Strategic Management of High‐Lying Triplet Excitons to Realize the Breakthrough in Efficiency of Blue Fluorescence OLEDs Based on AIE Emitter

Aggregation-induced emission (AIE) materials are attractive for the fabrication of high-efficiency organic light-emitting diodes (OLEDs) owing to the "hot exciton" process by reverse intersystem crossing (hRISC) and high photoluminescence quantum yields (PLQY). However, the internal conversion (IC) from the high-lying triplet excitation states (T-n, n >= 2) to the lower excited triplet state (Tn-1) is inevitable, resulting in severe exciton losses. Herein, an effective device structure is designed that reuses the lost triplet excitons caused by IC and realizes the breakthrough in the efficiency of blue fluorescence OLEDs based on AIE molecule as an emitter. The maximum external quantum efficiency reached as high as 14.8% and is kept at 14.4% at the luminance of 1000 cd m(-2).
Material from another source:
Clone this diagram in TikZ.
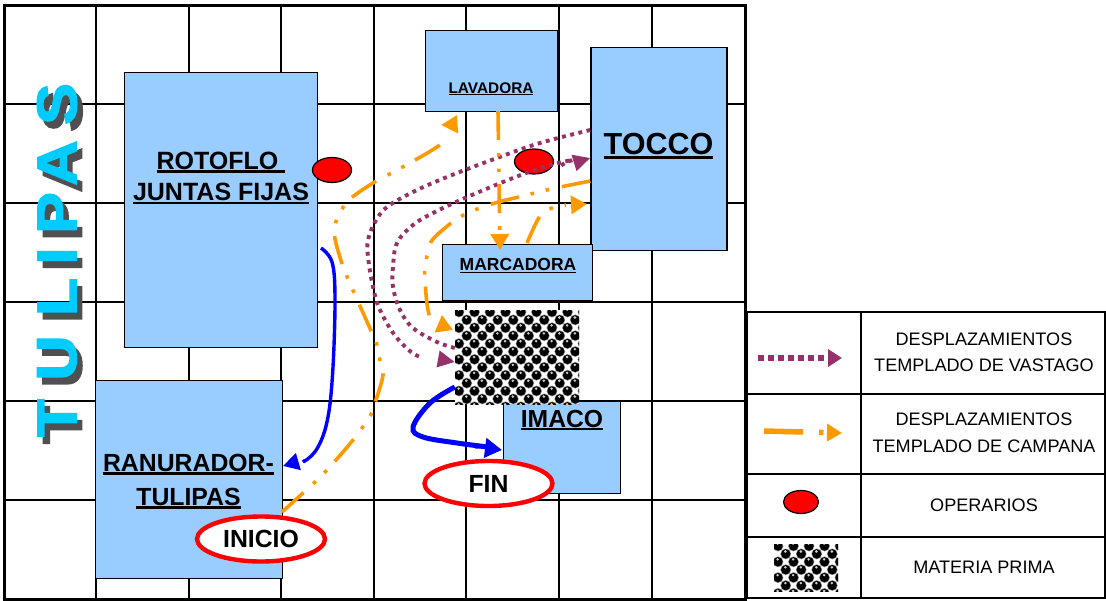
\documentclass[tikz,border=0pt]{standalone}
\usepackage{fontspec}
\setmainfont{Liberation Sans}
\newfontfamily\tulifont[FakeBold=2.6,FakeStretch=1.12]{Liberation Sans Bold}
\usetikzlibrary{arrows.meta,shapes.geometric,bending}
\definecolor{machine}{RGB}{153,204,255}
\definecolor{vastago}{RGB}{150,50,105}
\definecolor{campana}{RGB}{255,153,0}
\definecolor{tulipa}{RGB}{0,204,255}
\definecolor{tulishadow}{RGB}{80,80,80}
\tikzset{
  gridline/.style={line width=2.8pt,black},
  legendline/.style={line width=2.8pt,black},
  machinebox/.style={draw=black,line width=1.4pt,fill=machine,inner sep=0pt,anchor=north west},
  machinelabel/.style={font=\bfseries\fontsize{#1}{#1}\selectfont,align=center,text=black,inner sep=0pt},
  vastagopath/.style={draw=vastago,line width=3.9pt,dash pattern=on 3.9pt off 4.5pt},
  vastagotip/.style={-{Triangle[length=17pt,width=16pt,fill=vastago]}},
  campanapath/.style={draw=campana,line width=3.6pt,dash pattern=on 29pt off 13pt on 3.6pt off 12pt on 3.6pt off 12pt},
  campanatip/.style={-{Triangle[length=16pt,width=18pt,fill=campana]}},
  bluepath/.style={draw=blue,line cap=butt},
  operario/.style={ellipse,draw=black,line width=1.2pt,fill=red,minimum width=39pt,minimum height=25pt,inner sep=0pt},
  milestone/.style={ellipse,draw=red,line width=4.4pt,fill=white,minimum width=128pt,minimum height=45pt,inner sep=0pt,font=\bfseries\fontsize{24.8}{24.8}\selectfont},
  legendtext/.style={font=\fontsize{18.1}{26.5}\selectfont,align=center,inner sep=0pt},
  tuli/.style={font=\tulifont\fontsize{56}{56}\selectfont,inner sep=0pt,rotate=90,anchor=center},
}
\newcommand{\ulab}[1]{\setbox0\hbox{#1}\leavevmode\rlap{\rule[-0.13em]{\wd0}{0.1em}}\box0}
\newcommand{\balltex}[4]{% x0,y0,x1,y1
  \fill[white] (#1,#2) rectangle (#3,#4);
  \begin{scope}
    \clip (#1,#2) rectangle (#3,#4);
    \foreach \i in {0,...,8}{
      \foreach \j in {0,...,6}{
        \pgfmathsetmacro{\xx}{#1+4+\i*15.5}
        \pgfmathsetmacro{\yy}{#2+2+\j*15.8}
        \foreach \dx/\dy in {0/0,7.75/7.9}{
          \fill[white!55!black] (\xx+\dx,\yy+\dy) circle (5.4pt);
          \fill[black] (\xx+\dx,\yy+\dy) circle (4.7pt);
          \fill[white!80!black] (\xx+\dx-0.4,\yy+\dy-2.4) circle (1.4pt);
        }
      }
    }
  \end{scope}
}
\begin{document}
\begin{tikzpicture}[x=1pt,y=-1pt]
\useasboundingbox (0,0) rectangle (1106,600);
\fill[white] (0,0) rectangle (1106,600);
% grid
\foreach \gx in {96,189,281,374,466,559,652}{\draw[gridline] (\gx,5) -- (\gx,599);}
\foreach \gy in {104,203,302,401,500}{\draw[gridline] (4,\gy) -- (745,\gy);}
\draw[line width=3pt] (4,5) rectangle (745,599);
% tulipas title
\foreach \txt/\yp in {S/104,A/163,P/213,I/256,L/297,U/358,T/418}{
  \node[tuli,text=tulishadow] at (62.5,\yp+7) {\txt};
  \node[tuli,text=tulipa] at (57,\yp) {\txt};
}
% machines
\node[machinebox,minimum width=193pt,minimum height=275pt] (rotoflo) at (124,71.7) {};
\node[machinelabel=25] (rotoflolab) at (221,178) {\ulab{ROTOFLO }\\[6.5pt]\ulab{JUNTAS FIJAS}};
\node[machinebox,minimum width=187pt,minimum height=198pt] (ranurador) at (94.5,380) {};
\node[machinelabel=24.8] (ranlab) at (188.5,481.5) {\ulab{RANURADOR-}\\[9.5pt]\ulab{TULIPAS}};
\node[machinebox,minimum width=132pt,minimum height=81pt] (lavadora) at (424.5,29.5) {};
\node[machinelabel=15.4] (lavlab) at (491,89) {\ulab{LAVADORA}};
\node[machinebox,minimum width=136pt,minimum height=203pt] (tocco) at (590.3,46.5) {};
\node[machinelabel=30.5] (toccolab) at (658.5,146) {\ulab{TOCCO}};
\node[machinebox,minimum width=150pt,minimum height=56pt] (marcadora) at (442,244) {};
\node[machinelabel=17.5] (marclab) at (518,266) {\ulab{MARCADORA}};
\node[machinebox,minimum width=117pt,minimum height=92pt] (imaco) at (502.5,400.5) {};
\node[machinelabel=24.7] (imalab) at (562,420) {\ulab{IMACO}};
% raw material
\balltex{455}{310}{579}{404}
\node[minimum width=124pt,minimum height=94pt,inner sep=0pt] (rawmat) at (517,357) {};
% operators
\node[operario] (op1) at (332,170) {};
\node[operario] (op2) at (534,161.5) {};
% named ends
\coordinate (tocA) at (tocco.west |- 0,130);
\coordinate (tocB) at (tocco.west |- 0,158);
\coordinate (tocC) at (tocco.west |- 0,181);
\coordinate (matA) at (rawmat.west |- 0,362);
\coordinate (matB) at (rawmat.west |- 0,348);
\coordinate (matC) at (453,330);
\coordinate (matD) at (rawmat.west |- 0,387);
\coordinate (ranA) at (282,512);
\coordinate (ranB) at (283,466);
\coordinate (lavA) at (457,115);
\coordinate (lavB) at (498,111);
\coordinate (marA) at (500,250);
\coordinate (marB) at (527,243);
\coordinate (tocD) at (587,204);
\coordinate (rotA) at (321,248);
\coordinate (imaA) at (502,450);
% vastago paths
\draw[vastagopath,vastagotip] plot[smooth,tension=0.6] coordinates {(tocA) (540,143) (497,158) (447,177) (413,192) (387,207) (375,222) (368,240) (368,257) (373,287) (380,310) (397,338) (420,357) (matA)};
\draw[vastagopath,vastagotip] plot[smooth,tension=0.6] coordinates {(matB) (437,342) (413,328) (400,310) (393,287) (393,267) (397,243) (413,225) (433,213) (465,198) (513,178) (547,166) (577,159) (tocB)};
% campana paths
\draw[campanapath,campanatip] plot[smooth,tension=0.6] coordinates {(ranA) (303,493) (325,472) (353,440) (370,416) (375,403) (383,375) (380,361) (377,345) (372,333) (360,306) (348,279) (343,267) (335,239) (335,225) (341,211) (350,199) (373,183) (399,169) (437,147) (446,137) (lavA)};
\draw[campanapath,campanatip] plot[smooth,tension=0.6] coordinates {(tocC) (551,189) (523,196) (495,203) (467,213) (455,220) (433,239) (428,252) (425,267) (425,281) (428,310) (434,323) (matC)};
\draw[campanapath,campanatip] (lavB) -- (marA);
\draw[campanapath,campanatip] plot[smooth,tension=0.6] coordinates {(marB) (540,216) (552,208) (566,205) (tocD)};
% blue paths
\draw[bluepath,line width=3.4pt,-{Triangle[length=16pt,width=17pt,fill=blue]}] plot[smooth,tension=0.6] coordinates {(rotA) (332,262) (335,297) (333,367) (328,417) (318,447) (303,462) (ranB)};
\draw[bluepath,line width=5pt,-{Triangle[length=17pt,width=19pt,fill=blue]}] plot[smooth,tension=0.6] coordinates {(matD) (430,403) (413,427) (423,437) (457,443) (487,447) (imaA)};
% start end
\node[milestone] (inicio) at (261,539) {INICIO};
\node[milestone] (fin) at (488.5,483.5) {FIN};
% legend
\draw[legendline] (747,312) rectangle (1105,598);
\draw[legendline] (861,312) -- (861,598);
\foreach \ly in {394,474,537}{\draw[legendline] (747,\ly) -- (1105,\ly);}
\node[legendtext] (l1) at (984,352.5) {DESPLAZAMIENTOS\\TEMPLADO DE VASTAGO};
\node[legendtext] (l2) at (984,433) {DESPLAZAMIENTOS\\TEMPLADO DE CAMPANA};
\node[legendtext] (l3) at (984,505) {OPERARIOS};
\node[legendtext] (l4) at (984,567) {MATERIA PRIMA};
\coordinate (lva) at (758,358);\coordinate (lvb) at (842,358);
\draw[draw=vastago,line width=5.5pt,dash pattern=on 6pt off 4pt,-{Triangle[length=14pt,width=17pt,fill=vastago]}] (lva) -- (lvb);
\coordinate (lca) at (764,431);\coordinate (lcb) at (842,433);
\draw[draw=campana,line width=5.5pt,dash pattern=on 39pt off 16pt on 4.5pt off 99pt,-{Triangle[length=15pt,width=17pt,fill=campana]}] (lca) -- (lcb);
\node[operario,minimum width=35pt,minimum height=23pt] (lop) at (801,502) {};
\balltex{774}{544}{838}{591}
\end{tikzpicture}
\end{document}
In the designed device, a triplet-triplet annihilation (TTA) up-conversion material 1-[2,5-dimethyl-4-(1-pyrenyl)phenyl]pyrene (DMPPP) is introduced into the AIE emitter as a triplet sensitizer to receive the lost triplet excitons, and a thin TTA up-conversion layer 9-[4-(10-phenyl-9-anthryl)phenyl]-9H-carbazole (CzPA) is introduced in the middle of the doped layer to form the emissive layer (EML). It is found that the hRISC process of iTPB-2AC greatly enhances the utilization efficiency of TTA intermediate state ([TT]*) excitons on CzPA to iTPB-2AC so that the utilization of the lost excitons is maximized. This work establishes physical insights into the AIE emission materials and device fabrication of high-efficiency blue fluorescence OLEDs.